Overall, U.N. agencies say about 2,600 people have died in the conflict, around 800 of them members of Ukraine’s security forces, Kyiv said.
Also on Tuesday, the United Nations refugee agency, UNHCR, said that more than 1 million people have been displaced by the conflict in Ukraine, including 814,000 Ukrainians now in Russia with various forms of status.
Numbers displaced inside Ukraine by the fighting have nearly doubled in the past three weeks to at least 260,000 and more are fleeing, the agency earlier told a Geneva news briefing.
“It’s safe to say you have over a million people now displaced as a result of the conflict, internally and externally together,” Vincent Cochetel, director of the UNHCR’s bureau for Europe, said on Tuesday. “I mean 260,000 in Ukraine, it’s a low estimate, 814,000 in Russia, then you add the rest … Belarus, Moldova, European Union.”
Reassure NATO countries
Mogherini, the incoming EU foreign affairs chief, also said Tuesday that NATO countries bordering Russia need reassurance that they will be defended by the alliance in the face of the spiraling Ukraine war.
Russia was also no longer a “strategic partner” for the European Union, added Mogherini, as she took questions from members of the European parliament following her nomination to the EU post on Saturday.
Mogherini, who takes office in November, was trying to reassure eastern European Union countries that had feared she may be too soft on Russia, which has allegedly sent troops in support of rebels in eastern Ukraine.
Addressing concerns whether she was “pro-Russia or anti-Russia,” Mogherini said the “real point” is how Europe supports the democratic process in Kyiv, as well as a political rather than a military solution for the war in eastern Ukraine.

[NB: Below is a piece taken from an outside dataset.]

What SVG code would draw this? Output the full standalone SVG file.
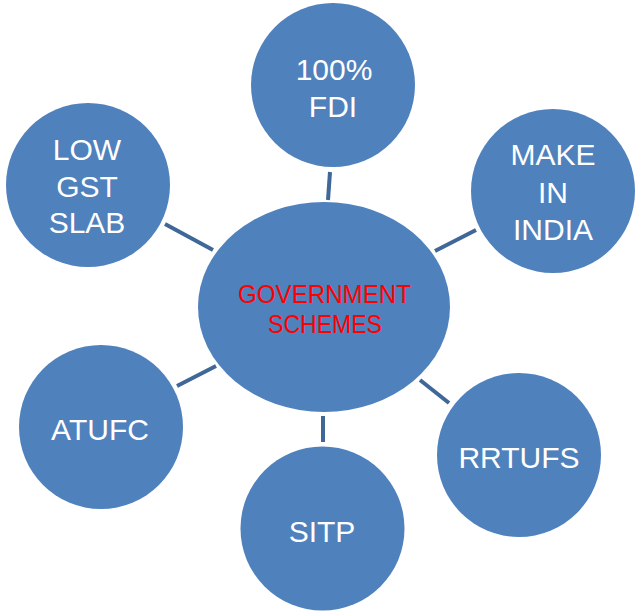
<svg xmlns="http://www.w3.org/2000/svg" width="642" height="615" viewBox="0 0 642 615">
<style>
.n{fill:#4F81BD;}
.t{fill:#FFFFFF;font-family:"Liberation Sans",Arial,sans-serif;font-size:30px;text-anchor:middle;}
.c{fill:#FF0000;font-family:"Liberation Sans",Arial,sans-serif;font-size:26px;text-anchor:middle;}
.l{stroke:#3F6797;stroke-width:4;fill:none;}
</style>
<rect width="642" height="615" fill="#FFFFFF"/>
<g id="connectors">
<line class="l" x1="330" y1="172" x2="328" y2="200"/>
<line class="l" x1="165" y1="224" x2="213" y2="250"/>
<line class="l" x1="435" y1="251" x2="476" y2="230"/>
<line class="l" x1="177" y1="386" x2="216" y2="366"/>
<line class="l" x1="323" y1="416" x2="323" y2="442"/>
<line class="l" x1="420" y1="380" x2="449" y2="403"/>
</g>
<g id="center">
<ellipse class="n" cx="324" cy="307" rx="126" ry="105"/>
<text class="c" x="324.5" y="303" textLength="173" lengthAdjust="spacingAndGlyphs">GOVERNMENT</text>
<text class="c" x="325" y="333" textLength="114" lengthAdjust="spacingAndGlyphs">SCHEMES</text>
</g>
<g id="fdi">
<circle class="n" cx="333" cy="85" r="82"/>
<text class="t" x="334" y="80">100%</text>
<text class="t" x="333" y="117">FDI</text>
</g>
<g id="gst">
<circle class="n" cx="88" cy="185" r="82"/>
<text class="t" x="87" y="160">LOW</text>
<text class="t" x="87" y="197">GST</text>
<text class="t" x="87" y="233">SLAB</text>
</g>
<g id="make">
<circle class="n" cx="553" cy="191" r="82"/>
<text class="t" x="553" y="165">MAKE</text>
<text class="t" x="553" y="203">IN</text>
<text class="t" x="553" y="240">INDIA</text>
</g>
<g id="atufc">
<circle class="n" cx="101" cy="427" r="82"/>
<text class="t" x="100" y="440">ATUFC</text>
</g>
<g id="sitp">
<circle class="n" cx="322.5" cy="528.5" r="82"/>
<text class="t" x="322" y="542">SITP</text>
</g>
<g id="rrtufs">
<circle class="n" cx="519" cy="455" r="82"/>
<text class="t" x="519" y="468">RRTUFS</text>
</g>
</svg>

Mogherini then reached out to eastern members of NATO — which include Poland, Lithuania, Latvia and Estonia — that are worried by an increasingly assertive Russia over Moscow’s alleged military intervention in non-NATO Ukraine.

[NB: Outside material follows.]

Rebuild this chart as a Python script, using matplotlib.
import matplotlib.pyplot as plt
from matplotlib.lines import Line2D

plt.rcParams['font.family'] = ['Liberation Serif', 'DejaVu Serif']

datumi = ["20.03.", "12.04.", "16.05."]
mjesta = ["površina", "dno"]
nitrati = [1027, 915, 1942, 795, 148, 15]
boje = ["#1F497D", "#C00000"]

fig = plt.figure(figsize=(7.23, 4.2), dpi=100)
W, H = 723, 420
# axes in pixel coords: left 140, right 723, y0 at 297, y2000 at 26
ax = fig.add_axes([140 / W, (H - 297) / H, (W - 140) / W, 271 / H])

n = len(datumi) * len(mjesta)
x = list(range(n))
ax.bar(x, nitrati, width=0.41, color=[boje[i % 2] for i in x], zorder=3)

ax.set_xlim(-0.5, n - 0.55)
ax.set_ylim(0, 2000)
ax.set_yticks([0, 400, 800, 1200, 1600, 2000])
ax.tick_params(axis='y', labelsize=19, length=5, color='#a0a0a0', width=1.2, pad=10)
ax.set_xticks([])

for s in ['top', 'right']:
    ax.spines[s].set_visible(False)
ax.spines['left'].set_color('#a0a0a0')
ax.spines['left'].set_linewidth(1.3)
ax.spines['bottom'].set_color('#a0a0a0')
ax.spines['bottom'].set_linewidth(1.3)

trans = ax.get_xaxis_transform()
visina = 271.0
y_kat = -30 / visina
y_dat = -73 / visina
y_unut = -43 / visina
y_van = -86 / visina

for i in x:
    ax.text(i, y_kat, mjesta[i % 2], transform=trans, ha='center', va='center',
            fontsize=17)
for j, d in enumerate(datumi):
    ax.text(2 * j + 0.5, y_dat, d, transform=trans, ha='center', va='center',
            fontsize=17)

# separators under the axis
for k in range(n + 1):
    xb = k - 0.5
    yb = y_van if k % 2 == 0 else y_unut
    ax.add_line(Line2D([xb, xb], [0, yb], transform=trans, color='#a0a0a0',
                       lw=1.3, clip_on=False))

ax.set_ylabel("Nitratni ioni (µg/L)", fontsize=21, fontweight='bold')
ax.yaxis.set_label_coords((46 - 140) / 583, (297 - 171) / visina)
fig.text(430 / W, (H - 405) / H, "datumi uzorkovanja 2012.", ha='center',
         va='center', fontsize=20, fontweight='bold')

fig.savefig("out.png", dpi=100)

“All those countries in the alliance that share a border with Russia need to be sure that article five is not just a written text, (that) there are some measures that can be taken to ensure their security,” Mogherini said.
Article five of NATO’s Washington treaty calls for the alliance to come to the collective defense of any one member if it comes under attack.

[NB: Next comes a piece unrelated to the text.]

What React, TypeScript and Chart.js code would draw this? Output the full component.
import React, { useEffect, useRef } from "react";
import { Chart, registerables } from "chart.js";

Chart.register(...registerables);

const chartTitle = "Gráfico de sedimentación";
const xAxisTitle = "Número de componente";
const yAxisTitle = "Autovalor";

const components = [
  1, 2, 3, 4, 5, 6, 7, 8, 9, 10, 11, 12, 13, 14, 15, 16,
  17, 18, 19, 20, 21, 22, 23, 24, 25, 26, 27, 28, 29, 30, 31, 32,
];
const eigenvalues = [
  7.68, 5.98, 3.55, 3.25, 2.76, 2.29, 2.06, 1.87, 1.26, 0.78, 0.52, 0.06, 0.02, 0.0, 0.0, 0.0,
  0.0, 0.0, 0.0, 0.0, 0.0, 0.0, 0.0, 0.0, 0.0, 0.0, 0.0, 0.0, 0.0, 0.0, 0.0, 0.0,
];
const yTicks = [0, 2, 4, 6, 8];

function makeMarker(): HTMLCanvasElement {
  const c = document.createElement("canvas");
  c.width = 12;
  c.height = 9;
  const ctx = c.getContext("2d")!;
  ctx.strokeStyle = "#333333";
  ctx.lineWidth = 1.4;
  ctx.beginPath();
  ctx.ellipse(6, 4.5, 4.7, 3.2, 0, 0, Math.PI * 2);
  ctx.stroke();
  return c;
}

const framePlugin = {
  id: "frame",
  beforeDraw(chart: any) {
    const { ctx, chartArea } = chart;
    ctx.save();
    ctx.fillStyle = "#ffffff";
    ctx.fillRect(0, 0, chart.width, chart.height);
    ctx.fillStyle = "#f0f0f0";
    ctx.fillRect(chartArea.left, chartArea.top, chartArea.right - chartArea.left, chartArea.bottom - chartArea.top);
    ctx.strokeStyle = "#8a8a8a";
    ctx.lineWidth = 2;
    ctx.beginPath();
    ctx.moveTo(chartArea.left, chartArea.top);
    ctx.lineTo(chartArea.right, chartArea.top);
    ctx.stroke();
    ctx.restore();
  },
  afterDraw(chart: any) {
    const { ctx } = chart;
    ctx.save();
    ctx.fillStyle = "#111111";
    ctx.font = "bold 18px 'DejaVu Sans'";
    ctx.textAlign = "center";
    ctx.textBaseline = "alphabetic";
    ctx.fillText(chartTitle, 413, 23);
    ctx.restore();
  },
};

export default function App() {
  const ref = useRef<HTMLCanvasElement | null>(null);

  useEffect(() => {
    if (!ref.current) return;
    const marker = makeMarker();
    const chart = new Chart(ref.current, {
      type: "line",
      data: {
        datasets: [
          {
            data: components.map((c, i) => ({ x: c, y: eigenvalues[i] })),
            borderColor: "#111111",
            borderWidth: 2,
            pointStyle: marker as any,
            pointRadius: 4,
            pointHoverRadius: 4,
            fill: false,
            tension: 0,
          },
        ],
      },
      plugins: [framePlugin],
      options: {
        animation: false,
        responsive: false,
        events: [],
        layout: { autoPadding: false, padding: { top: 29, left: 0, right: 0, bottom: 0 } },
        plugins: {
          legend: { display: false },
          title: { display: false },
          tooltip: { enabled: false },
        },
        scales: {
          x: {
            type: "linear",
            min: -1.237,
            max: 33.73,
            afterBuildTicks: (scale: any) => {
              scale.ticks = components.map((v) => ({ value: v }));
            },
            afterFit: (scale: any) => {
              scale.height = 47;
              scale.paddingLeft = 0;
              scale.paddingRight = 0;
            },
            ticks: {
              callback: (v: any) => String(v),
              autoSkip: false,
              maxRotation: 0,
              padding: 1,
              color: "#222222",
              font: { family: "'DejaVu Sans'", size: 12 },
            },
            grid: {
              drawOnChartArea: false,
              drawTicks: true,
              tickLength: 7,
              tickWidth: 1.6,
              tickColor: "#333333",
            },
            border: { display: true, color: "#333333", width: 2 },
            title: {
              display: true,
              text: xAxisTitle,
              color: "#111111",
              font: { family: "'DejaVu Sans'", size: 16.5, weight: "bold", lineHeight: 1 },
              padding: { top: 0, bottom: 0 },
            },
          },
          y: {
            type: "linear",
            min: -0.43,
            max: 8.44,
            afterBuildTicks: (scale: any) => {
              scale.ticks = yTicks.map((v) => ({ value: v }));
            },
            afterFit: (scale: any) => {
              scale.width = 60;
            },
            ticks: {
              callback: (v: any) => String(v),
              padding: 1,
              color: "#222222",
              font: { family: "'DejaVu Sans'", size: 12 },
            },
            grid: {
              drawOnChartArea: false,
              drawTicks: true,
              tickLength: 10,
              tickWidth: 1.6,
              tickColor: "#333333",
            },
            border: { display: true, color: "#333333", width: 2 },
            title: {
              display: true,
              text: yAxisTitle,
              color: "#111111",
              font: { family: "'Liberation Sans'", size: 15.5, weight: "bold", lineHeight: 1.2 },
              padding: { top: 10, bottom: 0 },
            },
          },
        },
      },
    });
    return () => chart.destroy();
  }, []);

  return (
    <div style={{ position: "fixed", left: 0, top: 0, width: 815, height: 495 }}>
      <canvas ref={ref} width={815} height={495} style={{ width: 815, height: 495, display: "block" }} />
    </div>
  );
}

NATO chief Anders Fogh Rasmussen said ahead of the Western military alliance’s two-day summit in Wales that opens on Thursday that the growing Russian threat meant the Cold War-era bloc must create a bigger presence in eastern Europe.
Efforts to join NATO blamed
Russian Foreign Minister Sergey Lavrov said on Tuesday that Ukrainian moves to seek NATO membership were aimed at undermining efforts to end the war in the east of the country.
Lavrov said last week’s move by Kyiv came shortly after a meeting of the Russian and Ukrainian leaders to seek to defuse the crisis.
“So the party of peace was trying, and is still trying, to advance a negotiated political settlement of all the fundamental questions Ukrainians face, and in Kyiv, the party of war is taking steps clearly aimed at undermining these efforts,” he told a news conference.
In other news, a Russian official said a reported comment by President Vladimir Putin that Russia could capture Ukraine’s capital, Kyiv, in two weeks was taken out of context. Yuri Ushakov, a top aide to Putin, told journalists that the quote in Italy’s La Repubblica newspaper had a totally different meaning.
That newspaper reported this week that Putin had told European Commission President Jose Manuel Barroso in a phone conversation that if he wanted, he could take Kyiv in two weeks.
Belarus meetings
Purgin spoke at the first round of peace talks that opened Monday in the Belarussian capital, Minsk.
Pro-Russian separatists have said they are willing to remain part of Ukraine if they are granted more autonomy.
Lavrov noted that Russian, Ukrainian and rebel officials had exchanged documents outlining their positions at talks in Belarus on Monday, and said the very fact they had met was important. More talks are due on Friday.
He said he hoped the talks in Minsk would be an example of seeking a solution through compromise, not by “imposing one’s point of view.”